_WHAT THE TASK ASKS_
Extract the whole listing as it stands. Do not include the pictures.

_PROVIDED DATA_
====

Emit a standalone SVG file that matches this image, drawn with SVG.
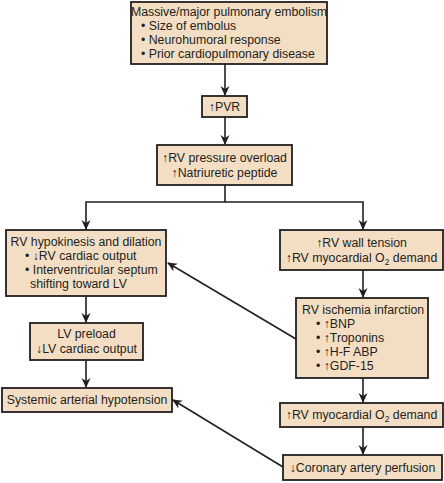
<svg xmlns="http://www.w3.org/2000/svg" width="444" height="483" viewBox="0 0 444 483">
<style>
.box{fill:#f3dec4;stroke:#231f20;stroke-width:1.8}
text{font-family:"Liberation Sans",Arial,sans-serif;font-size:12.3px;fill:#231f20}
.c{text-anchor:middle}
.ln{stroke:#231f20;stroke-width:1.6;fill:none}
.sub{font-size:8.5px}
</style>
<defs>
<marker id="ah" markerWidth="10" markerHeight="10" refX="9" refY="5" orient="auto" markerUnits="userSpaceOnUse">
<path d="M0,0.5 L10,5 L0,9.5 L3,5 Z" fill="#231f20"/>
</marker>
</defs>
<g id="connectors">
<line class="ln" x1="225" y1="64" x2="225" y2="95" marker-end="url(#ah)"/>
<line class="ln" x1="225" y1="117" x2="225" y2="144" marker-end="url(#ah)"/>
<polyline class="ln" points="225,185 225,202 86,202 86,229" marker-end="url(#ah)"/>
<polyline class="ln" points="225,202 363,202 363,229" marker-end="url(#ah)"/>
<line class="ln" x1="363" y1="270" x2="363" y2="297" marker-end="url(#ah)"/>
<line class="ln" x1="86" y1="296" x2="86" y2="322" marker-end="url(#ah)"/>
<line class="ln" x1="86" y1="360" x2="86" y2="387" marker-end="url(#ah)"/>
<line class="ln" x1="363" y1="378" x2="363" y2="402" marker-end="url(#ah)"/>
<line class="ln" x1="363" y1="427" x2="363" y2="454" marker-end="url(#ah)"/>
<line class="ln" x1="296" y1="339" x2="168" y2="263" marker-end="url(#ah)"/>
<line class="ln" x1="283" y1="467" x2="173" y2="400" marker-end="url(#ah)"/>
</g>
<g id="n1">
<rect class="box" x="131" y="2" width="196" height="62"/>
<text class="c" x="229" y="16">Massive/major pulmonary embolism</text>
<text x="141" y="30">• Size of embolus</text>
<text x="141" y="44">• Neurohumoral response</text>
<text x="141" y="58">• Prior cardiopulmonary disease</text>
</g>
<g id="n2">
<rect class="box" x="202" y="96" width="45" height="21"/>
<text class="c" x="224.5" y="111">↑PVR</text>
</g>
<g id="n3">
<rect class="box" x="157" y="145" width="135" height="40"/>
<text class="c" x="224.5" y="162">↑RV pressure overload</text>
<text class="c" x="224.5" y="177">↑Natriuretic peptide</text>
</g>
<g id="n4">
<rect class="box" x="6" y="230" width="160" height="66"/>
<text class="c" x="86" y="246">RV hypokinesis and dilation</text>
<text x="25" y="260">• ↓RV cardiac output</text>
<text x="25" y="274">• Interventricular septum</text>
<text x="30" y="288">shifting toward LV</text>
</g>
<g id="n5">
<rect class="box" x="280" y="230" width="163" height="40"/>
<text class="c" x="361.5" y="247">↑RV wall tension</text>
<text class="c" x="361.5" y="262">↑RV myocardial O<tspan class="sub" dy="3">2</tspan><tspan dy="-3"> demand</tspan></text>
</g>
<g id="n6">
<rect class="box" x="296" y="298" width="132" height="80"/>
<text x="302" y="314">RV ischemia infarction</text>
<text x="316" y="328">• ↑BNP</text>
<text x="316" y="342">• ↑Troponins</text>
<text x="316" y="356">• ↑H-F ABP</text>
<text x="316" y="370">• ↑GDF-15</text>
</g>
<g id="n7">
<rect class="box" x="30" y="323" width="113" height="37"/>
<text class="c" x="86.5" y="338">LV preload</text>
<text class="c" x="86.5" y="353">↓LV cardiac output</text>
</g>
<g id="n8">
<rect class="box" x="2" y="388" width="170" height="24"/>
<text class="c" x="87" y="404">Systemic arterial hypotension</text>
</g>
<g id="n9">
<rect class="box" x="280" y="403" width="163" height="24"/>
<text class="c" x="361.5" y="419">↑RV myocardial O<tspan class="sub" dy="3">2</tspan><tspan dy="-3"> demand</tspan></text>
</g>
<g id="n10">
<rect class="box" x="283" y="455" width="159" height="25"/>
<text class="c" x="362.5" y="472">↓Coronary artery perfusion</text>
</g>
</svg>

====

_TASK RESPONSE_
Emit a standalone SVG file that matches this image, drawn with SVG.
<svg xmlns="http://www.w3.org/2000/svg" width="444" height="483" viewBox="0 0 444 483">
<style>
.box{fill:#f3dec4;stroke:#231f20;stroke-width:1.8}
text{font-family:"Liberation Sans",Arial,sans-serif;font-size:12.3px;fill:#231f20}
.c{text-anchor:middle}
.ln{stroke:#231f20;stroke-width:1.6;fill:none}
.sub{font-size:8.5px}
</style>
<defs>
<marker id="ah" markerWidth="10" markerHeight="10" refX="9" refY="5" orient="auto" markerUnits="userSpaceOnUse">
<path d="M0,0.5 L10,5 L0,9.5 L3,5 Z" fill="#231f20"/>
</marker>
</defs>
<g id="connectors">
<line class="ln" x1="225" y1="64" x2="225" y2="95" marker-end="url(#ah)"/>
<line class="ln" x1="225" y1="117" x2="225" y2="144" marker-end="url(#ah)"/>
<polyline class="ln" points="225,185 225,202 86,202 86,229" marker-end="url(#ah)"/>
<polyline class="ln" points="225,202 363,202 363,229" marker-end="url(#ah)"/>
<line class="ln" x1="363" y1="270" x2="363" y2="297" marker-end="url(#ah)"/>
<line class="ln" x1="86" y1="296" x2="86" y2="322" marker-end="url(#ah)"/>
<line class="ln" x1="86" y1="360" x2="86" y2="387" marker-end="url(#ah)"/>
<line class="ln" x1="363" y1="378" x2="363" y2="402" marker-end="url(#ah)"/>
<line class="ln" x1="363" y1="427" x2="363" y2="454" marker-end="url(#ah)"/>
<line class="ln" x1="296" y1="339" x2="168" y2="263" marker-end="url(#ah)"/>
<line class="ln" x1="283" y1="467" x2="173" y2="400" marker-end="url(#ah)"/>
</g>
<g id="n1">
<rect class="box" x="131" y="2" width="196" height="62"/>
<text class="c" x="229" y="16">Massive/major pulmonary embolism</text>
<text x="141" y="30">• Size of embolus</text>
<text x="141" y="44">• Neurohumoral response</text>
<text x="141" y="58">• Prior cardiopulmonary disease</text>
</g>
<g id="n2">
<rect class="box" x="202" y="96" width="45" height="21"/>
<text class="c" x="224.5" y="111">↑PVR</text>
</g>
<g id="n3">
<rect class="box" x="157" y="145" width="135" height="40"/>
<text class="c" x="224.5" y="162">↑RV pressure overload</text>
<text class="c" x="224.5" y="177">↑Natriuretic peptide</text>
</g>
<g id="n4">
<rect class="box" x="6" y="230" width="160" height="66"/>
<text class="c" x="86" y="246">RV hypokinesis and dilation</text>
<text x="25" y="260">• ↓RV cardiac output</text>
<text x="25" y="274">• Interventricular septum</text>
<text x="30" y="288">shifting toward LV</text>
</g>
<g id="n5">
<rect class="box" x="280" y="230" width="163" height="40"/>
<text class="c" x="361.5" y="247">↑RV wall tension</text>
<text class="c" x="361.5" y="262">↑RV myocardial O<tspan class="sub" dy="3">2</tspan><tspan dy="-3"> demand</tspan></text>
</g>
<g id="n6">
<rect class="box" x="296" y="298" width="132" height="80"/>
<text x="302" y="314">RV ischemia infarction</text>
<text x="316" y="328">• ↑BNP</text>
<text x="316" y="342">• ↑Troponins</text>
<text x="316" y="356">• ↑H-F ABP</text>
<text x="316" y="370">• ↑GDF-15</text>
</g>
<g id="n7">
<rect class="box" x="30" y="323" width="113" height="37"/>
<text class="c" x="86.5" y="338">LV preload</text>
<text class="c" x="86.5" y="353">↓LV cardiac output</text>
</g>
<g id="n8">
<rect class="box" x="2" y="388" width="170" height="24"/>
<text class="c" x="87" y="404">Systemic arterial hypotension</text>
</g>
<g id="n9">
<rect class="box" x="280" y="403" width="163" height="24"/>
<text class="c" x="361.5" y="419">↑RV myocardial O<tspan class="sub" dy="3">2</tspan><tspan dy="-3"> demand</tspan></text>
</g>
<g id="n10">
<rect class="box" x="283" y="455" width="159" height="25"/>
<text class="c" x="362.5" y="472">↓Coronary artery perfusion</text>
</g>
</svg>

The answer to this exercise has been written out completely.